Eterna giovinezza?! Sono molto attiva, faccio ginnastica, cammino, pratico sport e non ho mai fatto un lifting.

Cosa ricorda del suo primo giorno di riprese?
Fu terribile. Era sul set dei Soliti ignoti di Monicelli. Io parlavo solo francese. Dovevo sbattere la porta in faccia a Renato Salvatori: l’ho fatto per davvero e gliel’ho spaccata.

Lei è nata a Tunisi. Cosa pensa dello stereotipo degli arabi terroristi così diffuso specie dopo l’11 settembre?
Amo l’Africa e gli arabi. E penso che terroristi ce ne siano ovunque.

Qual è il suo film preferito?
Ne amo molti. Il gattopardo, La ragazza di Bube, La ragazza con la valigia, Otto e mezzo. Non posso scegliere.

Lei ha incontrato alcuni tra gli uomini più belli del mondo. Ne ricorda qualcuno in particolare?
Sono sempre stata circondata di uomini bellissimi. Burt Lancaster, Alain Delon… Ma non ho mai mescolato lavoro e vita privata. Il mio uomo preferito è il mio compagno, Pasquale.

Cosa le piace del cinema italiano di oggi?
È difficile conoscerlo stando a Parigi. Prima c’erano tante coproduzioni e i film italiani uscivano ovunque, adesso non più.
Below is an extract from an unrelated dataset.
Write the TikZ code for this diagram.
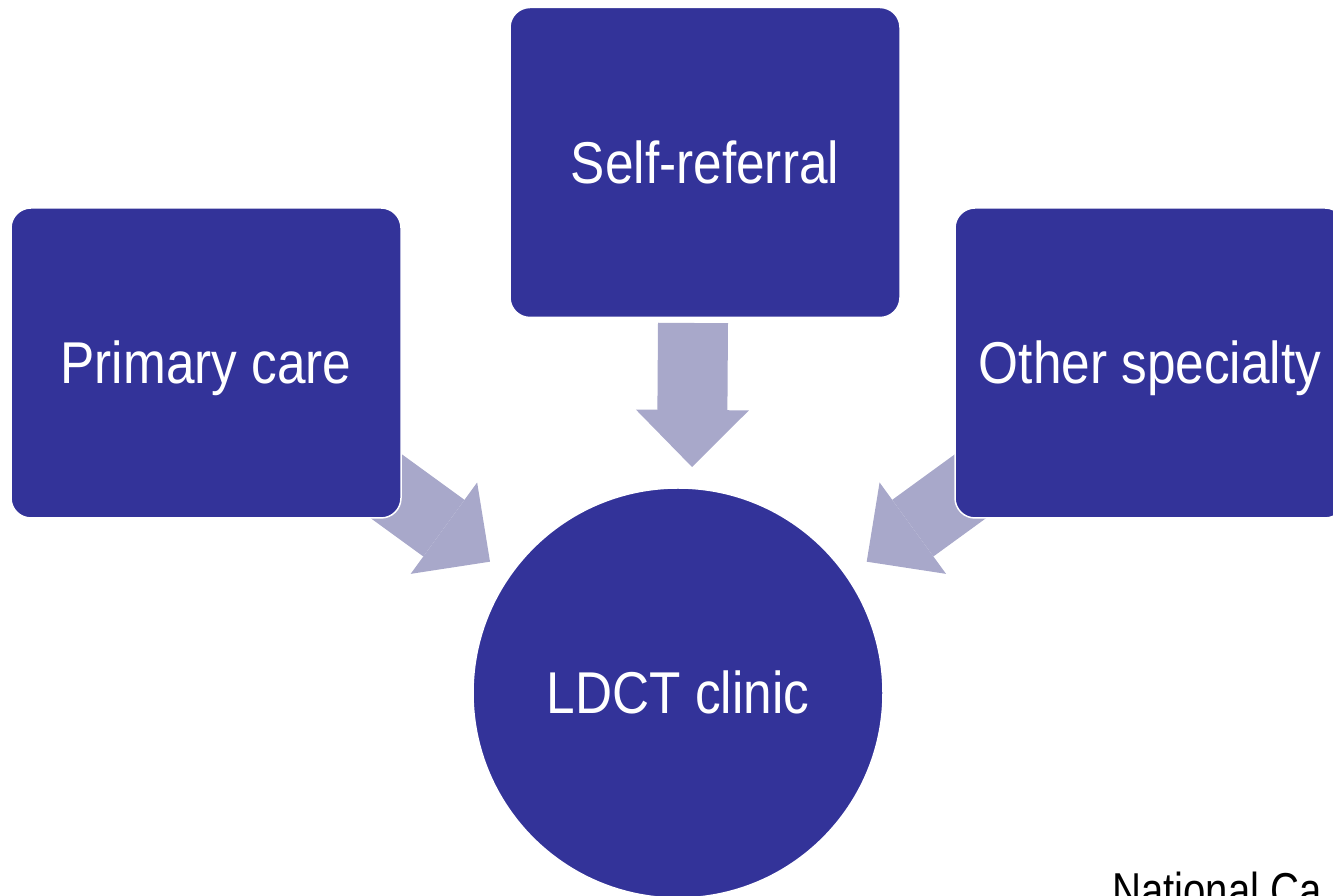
\documentclass[tikz,border=0pt]{standalone}
\usepackage{fontspec}
\setmainfont{Liberation Sans}
\usetikzlibrary{arrows.meta}
\pgfdeclarelayer{background}
\pgfsetlayers{background,main}
\definecolor{boxblue}{RGB}{51,51,153}
\definecolor{arrowgray}{RGB}{168,168,202}
\begin{document}
\begin{tikzpicture}[x=1pt,y=1pt,
  refbox/.style={rectangle, rounded corners=20pt, fill=boxblue, draw=white, line width=1.5pt,
    minimum width=390pt, minimum height=310pt, inner sep=0pt, text=white,
    text height=42pt, text depth=0pt, font=\fontsize{59}{66}\selectfont},
  hub/.style={circle, fill=boxblue, draw=white, line width=1.5pt, minimum size=410pt,
    inner sep=0pt, text=white, text height=42pt, text depth=0pt,
    font=\fontsize{59}{66}\selectfont},
  flow/.style={draw=arrowgray, line width=70pt,
    -{Triangle[width=113pt,length=57pt,line width=0pt,fill=arrowgray,color=arrowgray]}}]
\useasboundingbox (0,0) rectangle (1333,896);
\clip (0,0) rectangle (1333,896);

\node[refbox] (primary) at (206,533) {\scalebox{0.87}[1]{Primary care}};
\node[refbox] (self) at (705,733.5) {\scalebox{0.87}[1]{Self-referral}};
\node[refbox] (other) at (1150,533) {\scalebox{0.87}[1]{Other specialty}};
\node[hub] (ldct) at (678,203) {\scalebox{0.87}[1]{LDCT clinic}};

\node[anchor=base west, inner sep=0pt, font=\fontsize{49}{55}\selectfont] (credit)
  at (1112,-12) {\scalebox{0.82}[1]{National Ca}};

\begin{pgfonlayer}{background}
\coordinate (pcTail) at (296,475.4);
\coordinate (pcTip) at (490,334.3);
\coordinate (srTail) at (693,573);
\coordinate (srTip) at (692,429);
\coordinate (osTail) at (1060.7,475.4);
\coordinate (osTip) at (866.7,334.3);
\draw[flow] (pcTail) -- (pcTip);
\draw[flow] (srTail) -- (srTip);
\draw[flow] (osTail) -- (osTip);
\end{pgfonlayer}
\end{tikzpicture}
\end{document}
Arriva Benigni e pochi altri.

Nel ’63 lei ha girato, quasi contemporaneamente “Il Gattopardo” e “Otto e mezzo”.
Sì e siccome Visconti e Fellini si odiavano, uno mi volle bionda e l’altro bruna, così dovevo cambiare continuamente colore dei capelli. Poi erano diversissimi: Fellini improvvisava tutto, ci faceva dire i numeri e sorridere; Visconti faceva provare la sceneggiatura seduti attorno a un tavolo, come a teatro, era perfezionista.

Il più bel complimento mai ricevuto?
Me lo fece David Niven: “sei la migliore invenzione italiana dopo gli spaghetti”.